Milletimiz esareti tarih boyunca reddetmiştir. Siyasette uzlaşmak ortak yarardır. Kürt kardeşlerimiz ile aramıza kimse giremez. 23 Ekim TUSAŞ saldırısı Türkiye'ye yapılmıştır. 5 şehidimizin, yaralı kardeşlerimizin acısı ve hüznü Hakkari'den Edirne'ye ülkemizin tamamına çökmüştür. Teröre tolerans sıfırdır. Terör örgütünün ürediği neresi varsa orası meşru hedeftir. Terör başka Kürtler başkadır. İkisini karıştırmak en büyük kötülüktür. Terör örgütü Türkiye düşmanlarının taşeronudur. DEM Parti kararını derhal netleştirmeli, gel gitti tutumundan uzaklaşmalı terörle arasına duvar örüp örmeyeceğine karar vermelidir. Kimse karnından konuşmasın. Sahte efelenmelere sapmasın. Ederinin ne olduğunu bildiklerimiz fason meydan okumalara hiç heveslenmesin.
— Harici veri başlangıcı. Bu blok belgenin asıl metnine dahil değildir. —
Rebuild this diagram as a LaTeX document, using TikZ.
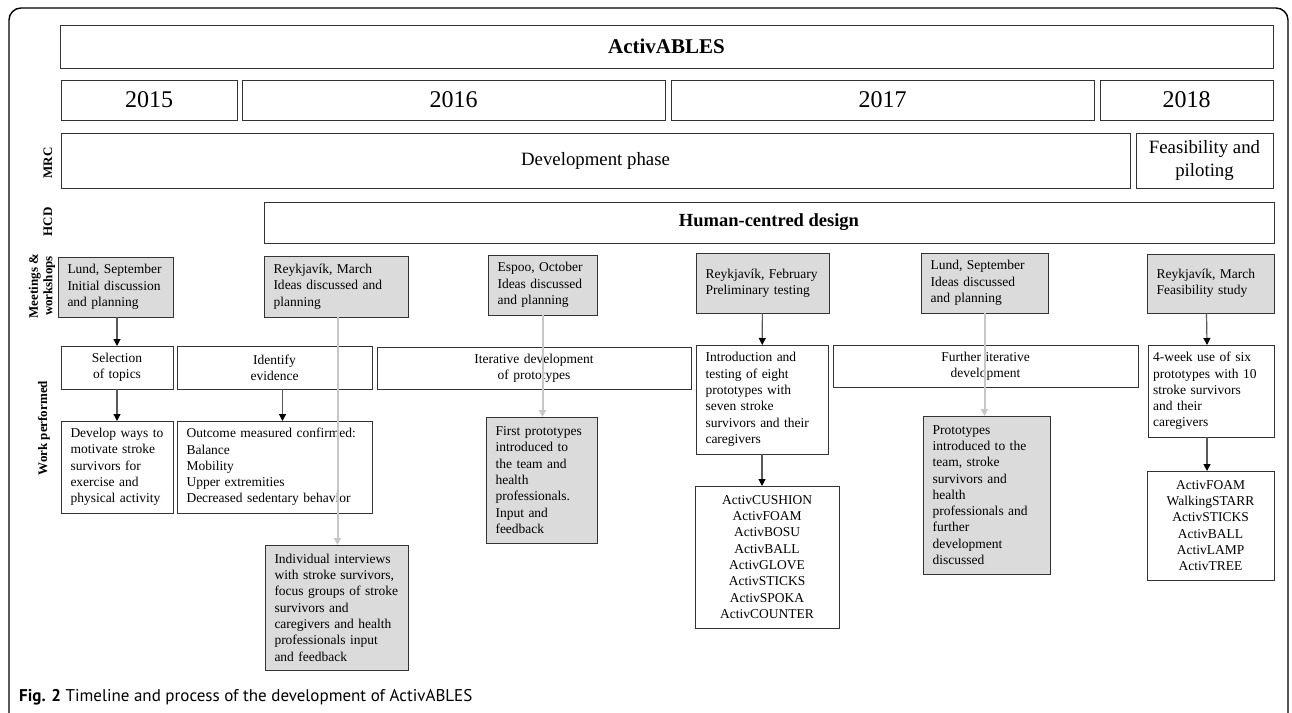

'ÖCALAN'IN İMRALI'DA KALMASINA NEDEN TEPKİ GÖSTERMİYORLAR'
Düne kadar altılı masada kimlerle can ciğer kuzu sarması olduklarını, PKK'ya nasıl selam saldıklarını unuttuğumuzu mu sanıyorlar. Öcalan İmralı'da yatıyor. Fakat DEM grubunda 57 Öcalan gölgesi olduğunu neden görmüyorsunuz? TBMM, milli iradenin tecelligahıdır. Peki İmralı adası neresidir, hangi ülkenin toprağıdır? İmralı adası Türk toprağı değil midir? Bu adadan vazgeçildi de bizim mi haberimiz olmadı? Terörist başının TBMM dem grubuna gelmesine itiraz ediyorlar da İmralı'da kalmasına neden tepki göstermiyorlar? Bu ne yaman çelişkidir? Tecridi kalkarsa DEM grubunda eylemsel ve araçsal olarak açıklamasından şimdiden rahatsızlık duyanlar kandan beslenen köksüzlerden başkası olamaz. Ceset edebiyatı yapanlar Mehmetlerimizin yanına gitsin, dağın başında nöbete gitsinler o zaman göreyim alayının ense tıraşını.